On Thursday, China was among the first to reject the idea that peacekeeping missions be environmentalists, even though it agreed that everyone must play a role in safeguarding the environment.

Climate change

“It is worth pointing out that not all of the countries on the Council's agenda were plunged into wars or chaos because of climate change. Nor does the Council have the necessary, specialised knowledge, mechanism or tools to address climate change,” said Zhang Jun, China’s Permanent Representative to the UN.

“We therefore must refrain from using the climate issue as the key to address all problems. We must refrain from including it in the mandate of peacekeeping operations, so as not to impact the Security Council in effectively delivering on its mandate and avoid any unnecessary overlapping of work.”

The Council’s meeting, which also received proposals from environmental activists, came just about 50 days to the next UN climate conference on climate known as Cop 26 in Glasgow, Scotland. It came after the Intergovernmental Panel on Climate Change (IPCC) tabled a report on “physical science basis” of climate change in which it warned that climate change is now a threat to all humans and asked for shared responsibility in dealing with it.

At that meeting, leaders are expected to discuss changed to the Paris Agreement, a 2015 documents that was meant to compel each country to meet their targets on lowering emissions.

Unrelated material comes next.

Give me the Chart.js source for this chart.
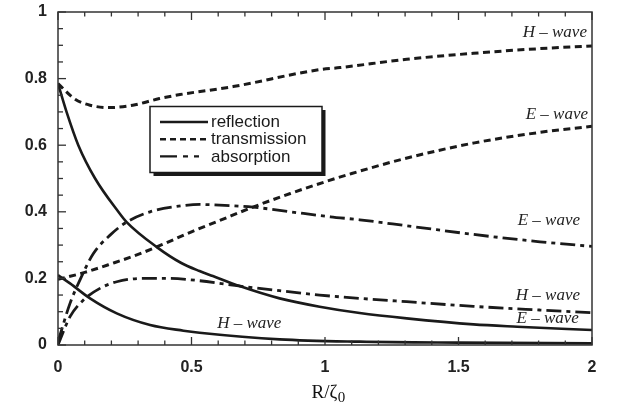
<!DOCTYPE html>
<html>
<head>
<meta charset="utf-8">
<script src="https://cdn.jsdelivr.net/npm/chart.js@4.4.1/dist/chart.umd.min.js"></script>
<style>
  html, body { margin: 0; padding: 0; background: #fff; }
</style>
</head>
<body>
<canvas id="chart" width="623" height="414"></canvas>
<script>
// values (x = R/zeta0)
const reflectionE_x = [0, 0.032, 0.076, 0.139, 0.226, 0.257, 0.37, 0.46, 0.53, 0.58, 0.68, 0.83, 0.98, 1.13, 1.306, 1.556, 1.72, 2];
const reflectionE_y = [0.785, 0.70, 0.60, 0.50, 0.40, 0.369, 0.294, 0.247, 0.222, 0.207, 0.177, 0.14, 0.115, 0.096, 0.08, 0.062, 0.055, 0.045];

const reflectionH_x = [0, 0.045, 0.12, 0.22, 0.345, 0.47, 0.53, 0.83, 1.13, 1.5, 2];
const reflectionH_y = [0.21, 0.185, 0.14, 0.095, 0.06, 0.043, 0.037, 0.017, 0.01, 0.007, 0.005];

const transmissionH_x = [0, 0.064, 0.12, 0.19, 0.28, 0.38, 0.457, 0.656, 0.98, 1.056, 1.306, 1.556, 1.805, 2];
const transmissionH_y = [0.785, 0.738, 0.72, 0.713, 0.72, 0.74, 0.752, 0.776, 0.827, 0.833, 0.858, 0.876, 0.89, 0.898];

const transmissionE_x = [0, 0.1, 0.2, 0.3, 0.4, 0.5, 0.6, 0.73, 0.87, 1.0, 1.1, 1.3, 1.56, 1.8, 2];
const transmissionE_y = [0.197, 0.218, 0.244, 0.272, 0.305, 0.34, 0.372, 0.414, 0.455, 0.49, 0.515, 0.56, 0.607, 0.638, 0.657];

const absorptionE_x = [0, 0.045, 0.082, 0.132, 0.195, 0.257, 0.345, 0.444, 0.532, 0.58, 0.73, 0.87, 1.02, 1.13, 1.306, 1.556, 1.805, 2];
const absorptionE_y = [0.01, 0.125, 0.195, 0.274, 0.33, 0.369, 0.40, 0.416, 0.422, 0.421, 0.414, 0.40, 0.385, 0.376, 0.358, 0.332, 0.31, 0.296];

const absorptionH_x = [0, 0.045, 0.095, 0.157, 0.22, 0.32, 0.42, 0.53, 0.67, 0.83, 0.98, 1.13, 1.306, 1.556, 1.805, 2];
const absorptionH_y = [0, 0.085, 0.135, 0.17, 0.19, 0.2, 0.2, 0.193, 0.178, 0.163, 0.15, 0.14, 0.13, 0.116, 0.105, 0.097];

const xTickValues = [0, 0.5, 1, 1.5, 2];
const xTickLabels = ['0', '0.5', '1', '1.5', '2'];
const yTickValues = [0, 0.2, 0.4, 0.6, 0.8, 1];
const yTickLabels = ['0', '0.2', '0.4', '0.6', '0.8', '1'];

const legendLabels = ['reflection', 'transmission', 'absorption'];

const INK = '#1a1a1a';
const DASH_T = [7, 4.5];
const DASH_A = [15, 5, 4, 5];

// curve labels, placed in data coordinates
const waveLabels = [
  { text: 'H \u2013 wave', x: 1.981, y: 0.937, align: 'right' },
  { text: 'E \u2013 wave', x: 1.985, y: 0.692, align: 'right' },
  { text: 'E \u2013 wave', x: 1.955, y: 0.374, align: 'right' },
  { text: 'H \u2013 wave', x: 1.955, y: 0.150, align: 'right' },
  { text: 'E \u2013 wave', x: 1.951, y: 0.080, align: 'right' },
  { text: 'H \u2013 wave', x: 0.596, y: 0.063, align: 'left' }
];

function pts(xs, ys) {
  return xs.map(function(v, i) { return { x: v, y: ys[i] }; });
}

function curve(xs, ys, dash, width) {
  return {
    data: pts(xs, ys),
    borderColor: INK,
    borderWidth: width,
    borderDash: dash,
    pointRadius: 0,
    fill: false,
    cubicInterpolationMode: 'monotone'
  };
}

const framePlugin = {
  id: 'frame',
  afterDatasetsDraw(chart) {
    const ctx = chart.ctx, a = chart.chartArea;
    const xs = chart.scales.x, ys = chart.scales.y;

    function seg(x1, y1, x2, y2) {
      ctx.beginPath(); ctx.moveTo(x1, y1); ctx.lineTo(x2, y2); ctx.stroke();
    }

    ctx.save();
    ctx.strokeStyle = '#333';
    ctx.lineWidth = 1.5;
    ctx.strokeRect(a.left, a.top, a.right - a.left, a.bottom - a.top);

    // inward ticks
    ctx.lineWidth = 1.3;
    for (let i = 0; i <= 20; i++) {
      const px = xs.getPixelForValue(i / 10);
      const len = i % 5 === 0 ? 8 : 4.5;
      seg(px, a.bottom, px, a.bottom - len);
      seg(px, a.top, px, a.top + len);
    }
    for (let i = 0; i <= 20; i++) {
      const py = ys.getPixelForValue(i * 0.05);
      const len = i % 4 === 0 ? 8 : 5;
      seg(a.left, py, a.left + len, py);
    }

    // curve labels
    ctx.fillStyle = '#222';
    ctx.font = 'italic 17px "Liberation Serif", "DejaVu Serif", serif';
    ctx.textBaseline = 'middle';
    waveLabels.forEach(function(l) {
      ctx.textAlign = l.align;
      ctx.fillText(l.text, xs.getPixelForValue(l.x), ys.getPixelForValue(l.y));
    });

    // legend box with shadow
    const bx = a.left + 92, by = a.top + 94.5, bw = 172, bh = 66;
    ctx.fillStyle = '#1a1a1a';
    ctx.fillRect(bx + 3.5, by + 3.5, bw, bh);
    ctx.fillStyle = '#fff';
    ctx.fillRect(bx, by, bw, bh);
    ctx.strokeStyle = '#1a1a1a';
    ctx.lineWidth = 1.5;
    ctx.strokeRect(bx, by, bw, bh);

    const dashes = [[], [6, 4], [17, 6, 5, 6, 5, 100]];
    ctx.font = '17px "Liberation Sans", Arial, sans-serif';
    ctx.textAlign = 'left';
    ctx.fillStyle = INK;
    legendLabels.forEach(function(t, i) {
      const ry = by + 15.5 + i * 17.2;
      ctx.strokeStyle = INK;
      ctx.lineWidth = 2.4;
      ctx.setLineDash(dashes[i]);
      seg(bx + 10, ry, bx + 58, ry);
      ctx.setLineDash([]);
      ctx.fillText(t, bx + 61, ry + 0.5);
    });

    // axis title R/zeta0
    const tx = (a.left + a.right) / 2 - 13.5, tb = a.bottom + 53;
    ctx.fillStyle = '#111';
    ctx.font = '19px "Liberation Serif", "DejaVu Serif", serif';
    ctx.textBaseline = 'alphabetic';
    ctx.fillText('R/\u03b6', tx, tb);
    const w = ctx.measureText('R/\u03b6').width;
    ctx.font = '15px "Liberation Serif", "DejaVu Serif", serif';
    ctx.fillText('0', tx + w + 0.5, tb + 3.5);
    ctx.restore();
  }
};

const tickFont = { family: '"Liberation Sans", Arial, sans-serif', size: 16, weight: 'bold' };

new Chart(document.getElementById('chart'), {
  type: 'line',
  data: {
    datasets: [
      curve(reflectionE_x, reflectionE_y, [], 2.6),
      curve(reflectionH_x, reflectionH_y, [], 2.6),
      curve(transmissionH_x, transmissionH_y, DASH_T, 3),
      curve(transmissionE_x, transmissionE_y, DASH_T, 3),
      curve(absorptionE_x, absorptionE_y, DASH_A, 2.8),
      curve(absorptionH_x, absorptionH_y, DASH_A, 2.8)
    ]
  },
  options: {
    responsive: false,
    animation: false,
    layout: { padding: { top: 12, right: 31, left: 0, bottom: 0 } },
    plugins: { legend: { display: false }, tooltip: { enabled: false } },
    scales: {
      x: {
        type: 'linear', min: 0, max: 2,
        grid: { display: false, drawTicks: false },
        border: { display: false },
        afterBuildTicks: function(s) { s.ticks = xTickValues.map(function(v) { return { value: v }; }); },
        afterFit: function(s) { s.height = 69; s.paddingLeft = 0; s.paddingRight = 0; },
        ticks: {
          padding: 13, color: '#222', font: tickFont, maxRotation: 0,
          callback: function(v, i) { return xTickLabels[i]; }
        }
      },
      y: {
        type: 'linear', min: 0, max: 1,
        grid: { display: false, drawTicks: false },
        border: { display: false },
        afterBuildTicks: function(s) { s.ticks = yTickValues.map(function(v) { return { value: v }; }); },
        afterFit: function(s) { s.width = 58; s.paddingTop = 0; s.paddingBottom = 0; },
        ticks: {
          padding: 11, color: '#222', font: tickFont,
          callback: function(v, i) { return yTickLabels[i]; }
        }
      }
    }
  },
  plugins: [framePlugin]
});
</script>
</body>
</html>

The proposal may not be endorsed now, as even the UN Security Council itself is yet to issue a joint call on climate change and security. But Kenya supported is as part of a six-point proposal of its own including that the world listens to its scientists on climate and security links, working through the UN Environmental Programme (UNEP), supporting local safe technologies, supporting local programmes against climate change and developing early warning systems.